What do you think is the most important factor or skill for teachers to work toward in their professional development?
Effectively using English in class is one of the most important skills for English teachers to master. Teachers should strive to use English as the primary language in their lessons. They should ensure that the language they use is age and level appropriate so that students are interested and can follow along with the lesson. Teachers should also use clear and concise classroom language, such as when giving instructions. However, using English effectively doesn’t stop with the teacher. It’s also important that teachers create lessons that allow their students to produce English independently.
What advice or recommendation would you make to young teachers who are just starting their career?
My advice to new teachers is to always reflect on your teaching practices. Some factors to reflect on include lesson goals, student engagement, activities, and assessment. You can ask yourself, “How did the lesson go and how do I know?” There are many ways to reflect. Some ideas are adding a reflection section at the end of your lesson plan, keeping a reflection journal of what worked well and what didn’t, taking a video of a class and watching it later, or simply taking a few minutes after a lesson to think about what parts of the lesson went well and what you could change to make it better. By reflecting on your teaching, you can create lessons that will better support your students and foster your own professional growth.
What curriculum, book, course, or resource would you recommend to English teachers in Uzbekistan to refine or strengthen their pedagogy?
Some of the most important resources for teachers in Uzbekistan are other teachers in Uzbekistan. By sharing our knowledge, we all become better educators. There are also many resources on americanenglish.state.gov that are helpful for English teachers including MOOCS, e-books, and the English Teaching Forum quarterly journal.
What are your personal/professional goals that you hope to accomplish while you are an ESN Coach in Uzbekistan?
Uzbekistan has a fascinating history, and I hope to learn more about it while I am here. I look forward to meeting and speaking with the people of Uzbekistan about their history and visiting the historical and cultural sites around the country. I also want to learn more about the educational system of Uzbekistan and exchange ideas with teachers and administrators here.
What is the most interesting/surprising thing you have experienced or learned about Uzbekistan so far?
I went to an Uzbek wedding, which was fun and interesting. There was a mix of traditional and modern cultural elements. The wedding started off with a live band playing traditional music, but then changed to a DJ playing modern songs. The dancing followed the music—traditional to modern. One of the most interesting points to me was the role of the bride and groom. In American culture, the bride is often the center of attention at a wedding. However, at the wedding I attended in Bukhara, the groom was in the spotlight more often than the bride.
What is the most rewarding aspect of being a teacher trainer?

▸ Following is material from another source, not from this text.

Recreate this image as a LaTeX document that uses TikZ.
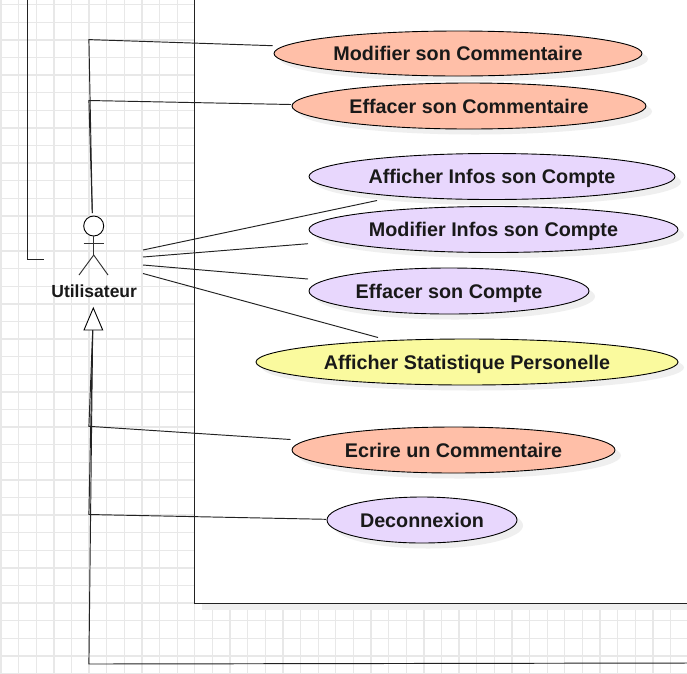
\documentclass[tikz,border=0pt]{standalone}
\usepackage{fontspec}
\setmainfont{Liberation Sans}
\usetikzlibrary{shapes.geometric,shadows}
\definecolor{gridc}{HTML}{E8E8E8}
\definecolor{salmon}{HTML}{FFBFA8}
\definecolor{lilac}{HTML}{E8D7FD}
\definecolor{lemon}{HTML}{FAFA9E}
\definecolor{shadowc}{HTML}{EFEFEF}
\definecolor{linec}{HTML}{222222}
\tikzset{
  usecase/.style={ellipse,draw=black,line width=.9pt,inner sep=0pt,
    text height=14.3pt,text depth=.2pt,
    font=\fontsize{19.75}{22}\selectfont\bfseries,text=black!90,
    general shadow={shadow xshift=6pt,shadow yshift=-5.5pt,fill=shadowc}},
  assoc/.style={draw=linec,line width=.95pt},
  actorline/.style={draw=linec,line width=.95pt},
}
\begin{document}
\begin{tikzpicture}[x=1pt,y=-1pt]
\useasboundingbox (0,0) rectangle (687,673);
\clip (0,0) rectangle (687,673);
\fill[white] (0,0) rectangle (687,673);
% grid
\foreach \k in {0,...,39} {\draw[gridc,line width=1.3pt] ({1+17.62*\k},0) -- ({1+17.62*\k},673);}
\foreach \k in {0,...,38} {\draw[gridc,line width=1.3pt] (0,{4.7+17.6*\k}) -- (687,{4.7+17.6*\k});}
% system boundary
\fill[shadowc] (202,603) rectangle (687,610);
\fill[white] (194.7,-5) rectangle (700,603);
\draw[linec,line width=1pt] (194.7,-5) -- (194.7,603) -- (700,603);
% use cases
\node[usecase,fill=salmon,minimum width=368pt,minimum height=45pt] (mc) at (458,53.5) {Modifier son Commentaire};
\node[usecase,fill=salmon,minimum width=354pt,minimum height=46pt] (ec) at (469,106) {Effacer son Commentaire};
\node[usecase,fill=lilac,minimum width=366pt,minimum height=46pt] (ai) at (492,176.5) {Afficher Infos son Compte};
\node[usecase,fill=lilac,minimum width=369pt,minimum height=46pt] (mi) at (493.5,229.5) {Modifier Infos son Compte};
\node[usecase,fill=lilac,minimum width=280pt,minimum height=46pt] (ep) at (449,291) {Effacer son Compte};
\node[usecase,fill=lemon,minimum width=422pt,minimum height=46pt] (as) at (467,362) {Afficher Statistique Personelle};
\node[usecase,fill=salmon,minimum width=323pt,minimum height=46pt] (wc) at (453.5,450) {Ecrire un Commentaire};
\node[usecase,fill=lilac,minimum width=190pt,minimum height=46pt] (dc) at (422,520) {Deconnexion};
% actor
\node[circle,draw=black,line width=.9pt,fill=white,minimum size=20pt,inner sep=0pt] (head) at (93.7,226) {};
\coordinate (neck) at (93.7,236);
\coordinate (hip) at (93.7,255);
\draw[actorline,draw=black!80] (neck) -- (hip);
\draw[actorline,draw=black!80] (83.5,243) -- (104,243);
\draw[actorline,draw=black!80] (79,275) -- (hip) -- (108,275);
\node[font=\fontsize{17.5}{20}\selectfont\bfseries,text=black!90] (lab) at (94.2,291) {Utilisateur};
% free ends of the connectors
\coordinate (topA) at (92.3,213);
\coordinate (bend1) at (88.9,39.6);
\coordinate (bend2) at (88.9,100.5);
\coordinate (mcE) at (272.7,45.7);
\coordinate (ecE) at (291,104.5);
\coordinate (a1) at (143,250);
\coordinate (a2) at (143,257);
\coordinate (a3) at (143,265);
\coordinate (a4) at (143,273.5);
\coordinate (aiE) at (377,200.5);
\coordinate (miE) at (308,243.7);
\coordinate (epE) at (308,279);
\coordinate (asE) at (378,337.5);
\coordinate (triTop) at (93.3,308);
\coordinate (triL) at (84,330);
\coordinate (triR) at (102.7,330);
\coordinate (triB) at (92.7,330);
\coordinate (bend3) at (88.9,426.3);
\coordinate (bend4) at (88.9,514.5);
\coordinate (bend5) at (88.9,664);
\coordinate (wcE) at (290.5,439.5);
\coordinate (dcE) at (326,519.3);
\coordinate (rightE) at (690,663);
\coordinate (ltop) at (27.7,-3);
\coordinate (lbend) at (27.7,259);
\coordinate (lend) at (44,259);
% connectors
\draw[assoc,line join=miter] (ltop) -- (lbend) -- (lend);
\draw[assoc] (topA) -- (bend1) -- (mcE);
\draw[assoc] (topA) -- (bend2) -- (ecE);
\draw[assoc] (a1) -- (aiE);
\draw[assoc] (a2) -- (miE);
\draw[assoc] (a3) -- (epE);
\draw[assoc] (a4) -- (asE);
\draw[assoc] (triB) -- (bend3) -- (wcE);
\draw[assoc] (triB) -- (bend4) -- (dcE);
\draw[assoc] (triB) -- (bend5) -- (rightE);
\draw[draw=black,line width=.9pt,fill=white] (triTop) -- (triR) -- (triL) -- cycle;
\end{tikzpicture}
\end{document}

The most rewarding aspect of being a teacher trainer is when teachers tell me they successfully used a strategy or activity from one of my workshops in their classes. Teachers are often hesitant to use new techniques for a variety of reasons, such as they think they won’t be able to explain the technique or students won’t be able to do it or it will be too noisy. I enjoy working with these teachers to figure out how we can adapt the strategies or activities to work in their classrooms. Successfully executing one activity often motivates teachers to try others, and I love hearing about this!